- 27 Sep 19
The Pixies were like nothing alternative rock had previously encountered when they slithered from the darkest recesses of frontman Black Francis’ id in the late ’80s . Their songs were cathartic yet wonderfully oddball and disturbing. Consider fan favourite ‘Cactus’, which opens with the narrator in a prison cell wishing his lover would dispatch to him a frock streaked with her blood. Nirvana were bigger, Hüsker Dü more fraught: but the Pixies were the weirdest of them all.

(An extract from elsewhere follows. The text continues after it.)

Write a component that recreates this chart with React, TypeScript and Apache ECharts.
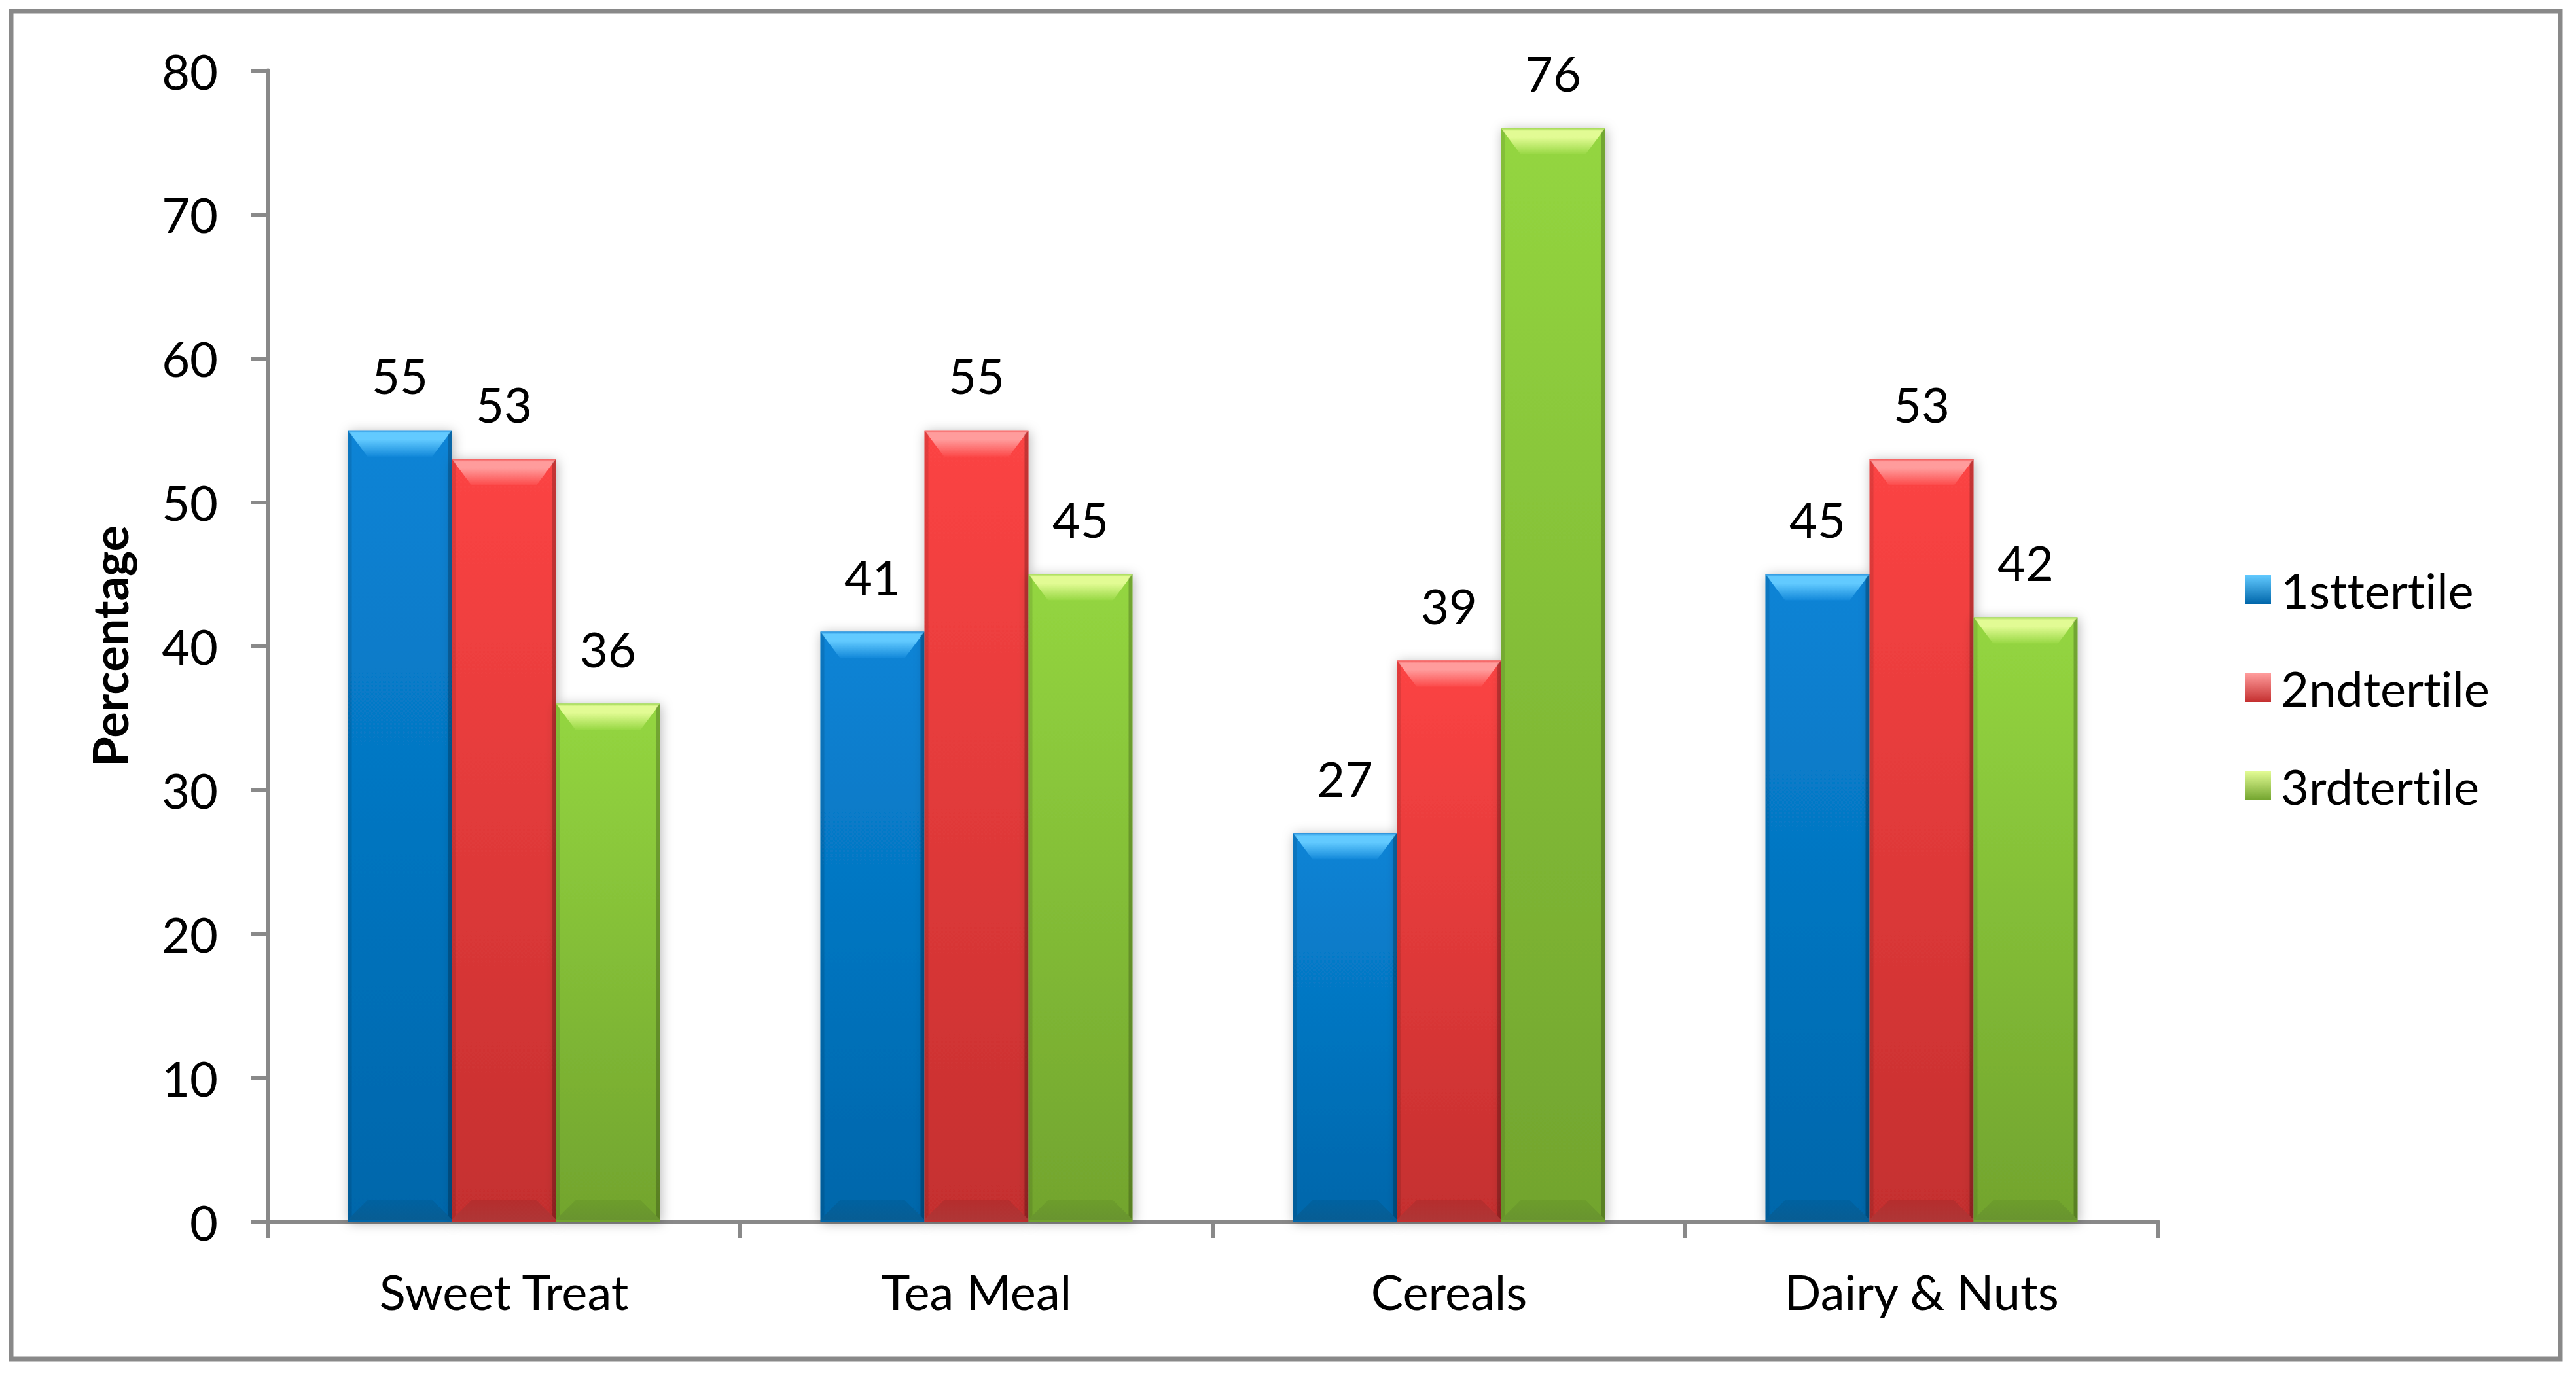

That delicate balance between thunderous and twisted has endured as the band have taken their 2004 reunion to the obvious next level by recording fresh material. True, 2014’s Indie Cindy was a middle-aged misfire, plodding rather than ear-rattlingly perverse. But they did better on 2016 follow-up Head Carrier and this year’s Beneath the Eyrie, both of which at least scraped the underbelly of previous glories.
But make no mistake it was the oldies that got the heart pumping at their sold out Dublin show. Amid spumes of dry ice, Francis – Charles Thompson to friends and neighbours – guitarist Joey Santiago, drummer Dave Lovering and new (ish) bassist Paz Lenchantin began in a circle knocking out the opening riff to ‘Cecilia Ann’. “Quiet-loud-quiet” is the handle often applied to Pixies’ music. This was just loud and louder: a blast of melodic exuberance that shook the Olympia to its gilded rafters.

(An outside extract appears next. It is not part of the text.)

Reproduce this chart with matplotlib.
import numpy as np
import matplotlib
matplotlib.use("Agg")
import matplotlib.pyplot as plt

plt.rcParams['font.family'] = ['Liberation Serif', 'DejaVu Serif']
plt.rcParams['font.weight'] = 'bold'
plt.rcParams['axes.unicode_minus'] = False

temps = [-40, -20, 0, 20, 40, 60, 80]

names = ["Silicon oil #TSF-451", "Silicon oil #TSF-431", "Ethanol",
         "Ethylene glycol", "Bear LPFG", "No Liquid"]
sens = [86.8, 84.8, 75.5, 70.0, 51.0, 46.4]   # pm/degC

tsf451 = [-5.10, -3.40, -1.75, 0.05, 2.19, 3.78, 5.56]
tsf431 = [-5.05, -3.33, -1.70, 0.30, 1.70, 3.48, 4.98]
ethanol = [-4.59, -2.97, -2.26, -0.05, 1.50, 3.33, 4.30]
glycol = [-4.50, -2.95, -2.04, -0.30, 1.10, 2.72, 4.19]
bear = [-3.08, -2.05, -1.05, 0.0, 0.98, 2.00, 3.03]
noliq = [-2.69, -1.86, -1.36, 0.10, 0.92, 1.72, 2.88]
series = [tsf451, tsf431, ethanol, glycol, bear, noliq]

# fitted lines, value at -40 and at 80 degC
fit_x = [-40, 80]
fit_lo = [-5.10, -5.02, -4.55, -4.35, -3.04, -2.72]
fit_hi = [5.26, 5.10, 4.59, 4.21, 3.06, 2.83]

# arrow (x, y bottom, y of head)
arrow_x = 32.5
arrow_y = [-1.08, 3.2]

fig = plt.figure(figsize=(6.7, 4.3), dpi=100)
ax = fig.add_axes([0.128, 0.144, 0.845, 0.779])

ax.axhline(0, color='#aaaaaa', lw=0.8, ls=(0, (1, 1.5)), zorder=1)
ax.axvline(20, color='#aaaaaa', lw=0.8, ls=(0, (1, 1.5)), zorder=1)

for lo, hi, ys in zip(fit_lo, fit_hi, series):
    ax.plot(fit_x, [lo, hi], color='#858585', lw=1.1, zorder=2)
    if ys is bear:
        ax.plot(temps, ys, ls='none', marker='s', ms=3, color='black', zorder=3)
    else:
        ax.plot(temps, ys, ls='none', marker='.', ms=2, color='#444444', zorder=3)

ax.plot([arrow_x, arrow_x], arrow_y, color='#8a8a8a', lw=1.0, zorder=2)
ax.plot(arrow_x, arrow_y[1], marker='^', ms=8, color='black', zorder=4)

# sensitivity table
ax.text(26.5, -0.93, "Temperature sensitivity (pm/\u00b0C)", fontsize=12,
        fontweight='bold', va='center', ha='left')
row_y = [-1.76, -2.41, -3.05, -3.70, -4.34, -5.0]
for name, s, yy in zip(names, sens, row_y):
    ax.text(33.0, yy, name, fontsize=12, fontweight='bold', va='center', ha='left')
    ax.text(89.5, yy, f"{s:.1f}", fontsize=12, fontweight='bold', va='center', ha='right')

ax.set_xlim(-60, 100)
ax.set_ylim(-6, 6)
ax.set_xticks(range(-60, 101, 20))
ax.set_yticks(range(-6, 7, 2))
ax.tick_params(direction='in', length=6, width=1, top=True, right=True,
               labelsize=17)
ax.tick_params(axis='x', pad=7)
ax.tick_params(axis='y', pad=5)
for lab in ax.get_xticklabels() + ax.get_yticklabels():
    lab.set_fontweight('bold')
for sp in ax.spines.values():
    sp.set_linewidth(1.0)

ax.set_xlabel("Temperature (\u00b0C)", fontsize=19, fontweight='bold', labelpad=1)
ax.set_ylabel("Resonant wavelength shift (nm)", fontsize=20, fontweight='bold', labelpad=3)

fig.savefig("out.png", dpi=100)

A new album from a beloved band can be a troubling proposition. Pixies ploughed through most of Beneath the Eyrie. Sometimes it didn’t quite work: not enough people are familiar with the deep cuts, and anyway, they had forked out for an evening of nostalgia. The Pixies solution was to play the recent stuff – AND all the hits.
A rapid-fire 33 tunes were dispatched over the course of a near two-hour performance and most of your favourites featured. A few could, in truth, do with being put out to pasture – ‘Here Comes Your Man’, for instance, feels nowadays like an extended stay in indie disco purgatory. Others remain as dangerous and glittering as they did three decades ago. A slowed down ‘Gouge Away’ left bite-marks and Area 51 paean ‘Motorway to Roswell’ has gained an eerie currency in light of the internet campaign to storm the American airforce base where the little green men are harboured.
As is traditional with Pixies, it was all riffs, no chit-chat. Lenchantin brought muscularity and playfulness (you hardly missed original bassist Kim Deal) while the power trio of Francis, Santiago and Lovering chugged like titans. The evening was ultimately more about wistfulness for the past than the Pixies’ further adventures in nonconformist power pop. But there were moments of true transcendence as Francis unleashed the alien-obsessed eccentric within and beamed us all up to heavy rock heaven.